I don't know if it was cutting corners per se but there's been such a big focus on performance and IPC since basically forever. Then reducing power consumption became a goal too, so chip development basically just aimed for those and I think best practise came second when trying to push the numbers forward.

Netburst architecture had a similar shortsighted failing, it was so focused towards increasing clock speed that it became inefficient when the pipeline got too long.
 
Anyone think this is about Intel having to cut corners to keep the performance coming? Could be a sign they're struggling more than we realise to produce faster chips every year. They've had issues with 10nm, maybe this is all part of the same problem?

That or they have just been lazy and thought they could get cheap performance increases by cutting corners?

Yes they are cutting corners, no one can be this incompetent by accident.....
 
What's not being said...... Who has been exploiting these vulnerabilities over the last 20 years or more? The NSA?

Someone's know about it long before the official announcement in Jan 2018.
 
I can understand to a degree Intel choosing to cut corners in the consumer desktop space to ramp up their overall speeds and performance numbers because a large portion of these flaws are non-issues for us normal people. Consider it a calculated risk. And then by virtue of refining/milking (choose one) the same architecture for so long, the non-issue vulnerabilities will stick around for a very long time.

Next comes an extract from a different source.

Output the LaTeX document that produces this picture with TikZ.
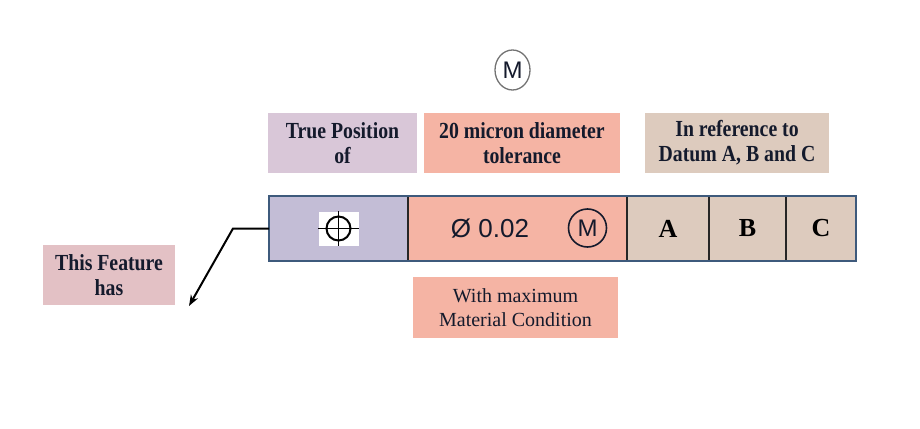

But to decide that these same shortcuts will be used in enterprise-level server chips is just disgusting. I refuse to believe Intel are sufficiently incompetent to be unaware of the fundamental vulnerabilities their design choices carry.
 
Yes they are cutting corners, no one can be this incompetent by accident.....

I suppose the Hanlon's razor variant "Never attribute to malice that which can be adequately explained by stupidity, but don't rule out malice" applies. There has always been a trade-off between security and performance, and IMO they've deliberately pushed hard for performance, taking risks with seemingly clever optimisations and tricks that risked security rather more than they perhaps realised. I'm not saying performance optimisations account for all vulnerabilities to side-channel attacks though, but complexity always adds additional attack surface area.

Would be fascinating to know whether other architectures have avoided this problem by luck or by design.
 
What's not being said...... Who has been exploiting these vulnerabilities over the last 20 years or more? The NSA?

Someone's know about it long before the official announcement in Jan 2018.

I was going to post in response earlier before you posted "who benefits" heh. It is increasingly hard to imagine a lot of this is just coincidence or in pursuit of just performance.